## Written problem
Exclude images, then output the remaining data verbatim.

==*==

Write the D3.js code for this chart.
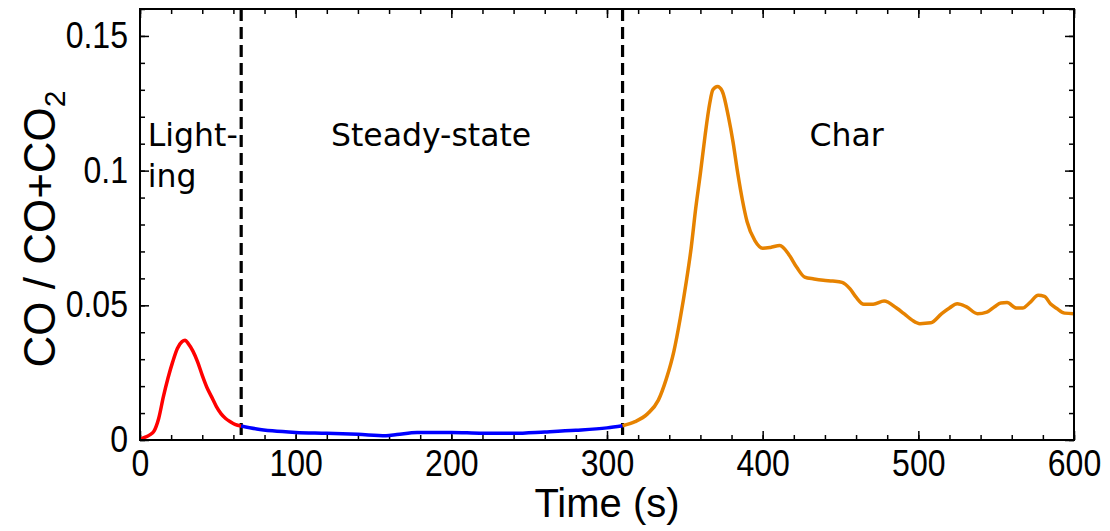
<!DOCTYPE html>
<html><head><meta charset="utf-8">
<script src="https://cdn.jsdelivr.net/npm/d3@7"></script>
<style>body{margin:0;background:#fff}svg{display:block}</style>
</head><body><svg id="c" width="1110" height="531"></svg>
<script>
// ---- data ----
const lightingTime = [0,3,6,9,12,15,18,21,24,27,29,31,34,37,40,43,46,49,52,55,58,61,65];
const lightingRatio = [0.0003,0.001,0.0018,0.0033,0.008,0.016,0.023,0.029,0.034,0.0365,0.037,0.0358,0.033,0.029,0.024,0.0195,0.016,0.0125,0.0098,0.008,0.0068,0.0058,0.0052];
const steadyTime = [65,75,85,100,120,140,158,165,178,200,220,240,260,280,300,310];
const steadyRatio = [0.0052,0.0041,0.0034,0.0028,0.0025,0.0021,0.0016,0.002,0.0028,0.0028,0.0025,0.0025,0.003,0.0036,0.0045,0.0053];
const charTime = [310,318,326,333,338,343,347,351,354,357,360,363,366,368,371,374,378,381,384,387,390,395,400,405,411,417,422,427,433,439,445,451,456,460,465,471,478,486,491,496,501,508,515,520,525,531,538,544,549,553,557,563,567,572,577,581,585,589,594,600];
const charRatio = [0.0053,0.0068,0.0097,0.0148,0.0225,0.033,0.045,0.059,0.071,0.086,0.099,0.113,0.125,0.13,0.1312,0.1295,0.12,0.1105,0.099,0.089,0.081,0.074,0.0712,0.0715,0.0722,0.0687,0.064,0.0605,0.0598,0.0593,0.059,0.0585,0.0562,0.053,0.0504,0.0504,0.0516,0.049,0.0468,0.0445,0.0432,0.0435,0.0469,0.049,0.0506,0.0494,0.0469,0.0475,0.0495,0.0509,0.051,0.049,0.049,0.0512,0.0537,0.0533,0.0505,0.0488,0.0471,0.0469];
const phaseBoundaries = [65, 310];
const phaseLabels = [
  {lines:["Light-","ing"], t:5, anchor:"start"},
  {lines:["Steady-state"], t:187, anchor:"middle"},
  {lines:["Char"], t:454, anchor:"middle"}
];
const xTicks = [0,100,200,300,400,500,600];
const yTicks = [0,0.05,0.1,0.15];
const yTickLabels = ["0","0.05","0.1","0.15"];

// ---- layout ----
const W = 1110, H = 531;
const m = {left:140, right:36, top:9, bottom:91};
const iw = W - m.left - m.right, ih = H - m.top - m.bottom;
const svg = d3.select("#c");
const g = svg.append("g").attr("transform",`translate(${m.left},${m.top})`);
const x = d3.scaleLinear().domain([0,600]).range([0,iw]);
const y = d3.scaleLinear().domain([0,0.16]).range([ih,0]);

const xMinor = d3.range(0,601,20);
const yMinor = d3.range(0,0.1601,0.01);

function styleAxis(sel){
  sel.select(".domain").remove();
  sel.selectAll(".tick line").attr("stroke","#000").attr("stroke-width",1.5);
}
// minor ticks (all four sides, inward)
g.append("g").attr("transform",`translate(0,${ih})`).call(d3.axisBottom(x).tickValues(xMinor).tickSize(-5).tickFormat("")).call(styleAxis);
g.append("g").call(d3.axisTop(x).tickValues(xMinor).tickSize(-5).tickFormat("")).call(styleAxis);
g.append("g").call(d3.axisLeft(y).tickValues(yMinor).tickSize(-5).tickFormat("")).call(styleAxis);
g.append("g").attr("transform",`translate(${iw},0)`).call(d3.axisRight(y).tickValues(yMinor).tickSize(-5).tickFormat("")).call(styleAxis);
// major ticks
const xb = g.append("g").attr("transform",`translate(0,${ih})`).call(d3.axisBottom(x).tickValues(xTicks).tickSize(-9).tickPadding(10).tickFormat(d3.format("d"))).call(styleAxis);
g.append("g").call(d3.axisTop(x).tickValues(xTicks).tickSize(-9).tickFormat("")).call(styleAxis);
const yl = g.append("g").call(d3.axisLeft(y).tickValues(yTicks).tickSize(-9).tickPadding(12).tickFormat((d,i)=>yTickLabels[i])).call(styleAxis);
g.append("g").attr("transform",`translate(${iw},0)`).call(d3.axisRight(y).tickValues(yTicks).tickSize(-9).tickFormat("")).call(styleAxis);
[xb,yl].forEach(a=>a.selectAll("text").attr("font-family","Liberation Sans, Arial, sans-serif").attr("font-size",36).attr("fill","#000")
  .each(function(){ const L=this.getComputedTextLength(); d3.select(this).attr("textLength",L*0.89).attr("lengthAdjust","spacingAndGlyphs"); }));
xb.selectAll("text").attr("dy","0.72em");

// phase boundaries
g.selectAll(".bnd").data(phaseBoundaries).join("line")
  .attr("x1",d=>x(d)).attr("x2",d=>x(d)).attr("y1",0).attr("y2",ih)
  .attr("stroke","#000").attr("stroke-width",3.2).attr("stroke-dasharray","12,6");

// curves
const line = d3.line().x(d=>x(d[0])).y(d=>y(d[1])).curve(d3.curveMonotoneX);
const series = [
  {t:lightingTime, v:lightingRatio, c:"#ff0000"},
  {t:steadyTime, v:steadyRatio, c:"#0000ff"},
  {t:charTime, v:charRatio, c:"#e68200"}
];
series.forEach(s=>{
  g.append("path").datum(d3.zip(s.t,s.v)).attr("d",line)
   .attr("fill","none").attr("stroke",s.c).attr("stroke-width",3.5).attr("stroke-linejoin","round");
});

// frame
g.append("rect").attr("width",iw).attr("height",ih).attr("fill","none").attr("stroke","#000").attr("stroke-width",2);

// phase labels
phaseLabels.forEach(p=>{
  const t = g.append("text").attr("font-family","DejaVu Sans, Verdana, sans-serif").attr("font-size",31.5)
    .attr("text-anchor",p.anchor).attr("fill","#000");
  p.lines.forEach((ln,i)=>{
    t.append("tspan").attr("x",x(p.t)).attr("y",137 + i*41).text(ln);
  });
});

// axis titles
svg.append("text").attr("x",m.left+iw/2).attr("y",517).attr("text-anchor","middle")
  .attr("font-family","Liberation Sans, Arial, sans-serif").attr("font-size",40).text("Time (s)");
const yt = svg.append("text").attr("transform",`translate(55,229) rotate(-90)`).attr("text-anchor","middle")
  .attr("font-family","Liberation Sans, Arial, sans-serif").attr("font-size",44);
yt.append("tspan").text("CO / CO+CO");
yt.append("tspan").attr("font-size",30).attr("dy",10).text("2");
</script></body></html>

==*==

## Solution to the exercise
Write the D3.js code for this chart.
<!DOCTYPE html>
<html><head><meta charset="utf-8">
<script src="https://cdn.jsdelivr.net/npm/d3@7"></script>
<style>body{margin:0;background:#fff}svg{display:block}</style>
</head><body><svg id="c" width="1110" height="531"></svg>
<script>
// ---- data ----
const lightingTime = [0,3,6,9,12,15,18,21,24,27,29,31,34,37,40,43,46,49,52,55,58,61,65];
const lightingRatio = [0.0003,0.001,0.0018,0.0033,0.008,0.016,0.023,0.029,0.034,0.0365,0.037,0.0358,0.033,0.029,0.024,0.0195,0.016,0.0125,0.0098,0.008,0.0068,0.0058,0.0052];
const steadyTime = [65,75,85,100,120,140,158,165,178,200,220,240,260,280,300,310];
const steadyRatio = [0.0052,0.0041,0.0034,0.0028,0.0025,0.0021,0.0016,0.002,0.0028,0.0028,0.0025,0.0025,0.003,0.0036,0.0045,0.0053];
const charTime = [310,318,326,333,338,343,347,351,354,357,360,363,366,368,371,374,378,381,384,387,390,395,400,405,411,417,422,427,433,439,445,451,456,460,465,471,478,486,491,496,501,508,515,520,525,531,538,544,549,553,557,563,567,572,577,581,585,589,594,600];
const charRatio = [0.0053,0.0068,0.0097,0.0148,0.0225,0.033,0.045,0.059,0.071,0.086,0.099,0.113,0.125,0.13,0.1312,0.1295,0.12,0.1105,0.099,0.089,0.081,0.074,0.0712,0.0715,0.0722,0.0687,0.064,0.0605,0.0598,0.0593,0.059,0.0585,0.0562,0.053,0.0504,0.0504,0.0516,0.049,0.0468,0.0445,0.0432,0.0435,0.0469,0.049,0.0506,0.0494,0.0469,0.0475,0.0495,0.0509,0.051,0.049,0.049,0.0512,0.0537,0.0533,0.0505,0.0488,0.0471,0.0469];
const phaseBoundaries = [65, 310];
const phaseLabels = [
  {lines:["Light-","ing"], t:5, anchor:"start"},
  {lines:["Steady-state"], t:187, anchor:"middle"},
  {lines:["Char"], t:454, anchor:"middle"}
];
const xTicks = [0,100,200,300,400,500,600];
const yTicks = [0,0.05,0.1,0.15];
const yTickLabels = ["0","0.05","0.1","0.15"];

// ---- layout ----
const W = 1110, H = 531;
const m = {left:140, right:36, top:9, bottom:91};
const iw = W - m.left - m.right, ih = H - m.top - m.bottom;
const svg = d3.select("#c");
const g = svg.append("g").attr("transform",`translate(${m.left},${m.top})`);
const x = d3.scaleLinear().domain([0,600]).range([0,iw]);
const y = d3.scaleLinear().domain([0,0.16]).range([ih,0]);

const xMinor = d3.range(0,601,20);
const yMinor = d3.range(0,0.1601,0.01);

function styleAxis(sel){
  sel.select(".domain").remove();
  sel.selectAll(".tick line").attr("stroke","#000").attr("stroke-width",1.5);
}
// minor ticks (all four sides, inward)
g.append("g").attr("transform",`translate(0,${ih})`).call(d3.axisBottom(x).tickValues(xMinor).tickSize(-5).tickFormat("")).call(styleAxis);
g.append("g").call(d3.axisTop(x).tickValues(xMinor).tickSize(-5).tickFormat("")).call(styleAxis);
g.append("g").call(d3.axisLeft(y).tickValues(yMinor).tickSize(-5).tickFormat("")).call(styleAxis);
g.append("g").attr("transform",`translate(${iw},0)`).call(d3.axisRight(y).tickValues(yMinor).tickSize(-5).tickFormat("")).call(styleAxis);
// major ticks
const xb = g.append("g").attr("transform",`translate(0,${ih})`).call(d3.axisBottom(x).tickValues(xTicks).tickSize(-9).tickPadding(10).tickFormat(d3.format("d"))).call(styleAxis);
g.append("g").call(d3.axisTop(x).tickValues(xTicks).tickSize(-9).tickFormat("")).call(styleAxis);
const yl = g.append("g").call(d3.axisLeft(y).tickValues(yTicks).tickSize(-9).tickPadding(12).tickFormat((d,i)=>yTickLabels[i])).call(styleAxis);
g.append("g").attr("transform",`translate(${iw},0)`).call(d3.axisRight(y).tickValues(yTicks).tickSize(-9).tickFormat("")).call(styleAxis);
[xb,yl].forEach(a=>a.selectAll("text").attr("font-family","Liberation Sans, Arial, sans-serif").attr("font-size",36).attr("fill","#000")
  .each(function(){ const L=this.getComputedTextLength(); d3.select(this).attr("textLength",L*0.89).attr("lengthAdjust","spacingAndGlyphs"); }));
xb.selectAll("text").attr("dy","0.72em");

// phase boundaries
g.selectAll(".bnd").data(phaseBoundaries).join("line")
  .attr("x1",d=>x(d)).attr("x2",d=>x(d)).attr("y1",0).attr("y2",ih)
  .attr("stroke","#000").attr("stroke-width",3.2).attr("stroke-dasharray","12,6");

// curves
const line = d3.line().x(d=>x(d[0])).y(d=>y(d[1])).curve(d3.curveMonotoneX);
const series = [
  {t:lightingTime, v:lightingRatio, c:"#ff0000"},
  {t:steadyTime, v:steadyRatio, c:"#0000ff"},
  {t:charTime, v:charRatio, c:"#e68200"}
];
series.forEach(s=>{
  g.append("path").datum(d3.zip(s.t,s.v)).attr("d",line)
   .attr("fill","none").attr("stroke",s.c).attr("stroke-width",3.5).attr("stroke-linejoin","round");
});

// frame
g.append("rect").attr("width",iw).attr("height",ih).attr("fill","none").attr("stroke","#000").attr("stroke-width",2);

// phase labels
phaseLabels.forEach(p=>{
  const t = g.append("text").attr("font-family","DejaVu Sans, Verdana, sans-serif").attr("font-size",31.5)
    .attr("text-anchor",p.anchor).attr("fill","#000");
  p.lines.forEach((ln,i)=>{
    t.append("tspan").attr("x",x(p.t)).attr("y",137 + i*41).text(ln);
  });
});

// axis titles
svg.append("text").attr("x",m.left+iw/2).attr("y",517).attr("text-anchor","middle")
  .attr("font-family","Liberation Sans, Arial, sans-serif").attr("font-size",40).text("Time (s)");
const yt = svg.append("text").attr("transform",`translate(55,229) rotate(-90)`).attr("text-anchor","middle")
  .attr("font-family","Liberation Sans, Arial, sans-serif").attr("font-size",44);
yt.append("tspan").text("CO / CO+CO");
yt.append("tspan").attr("font-size",30).attr("dy",10).text("2");
</script></body></html>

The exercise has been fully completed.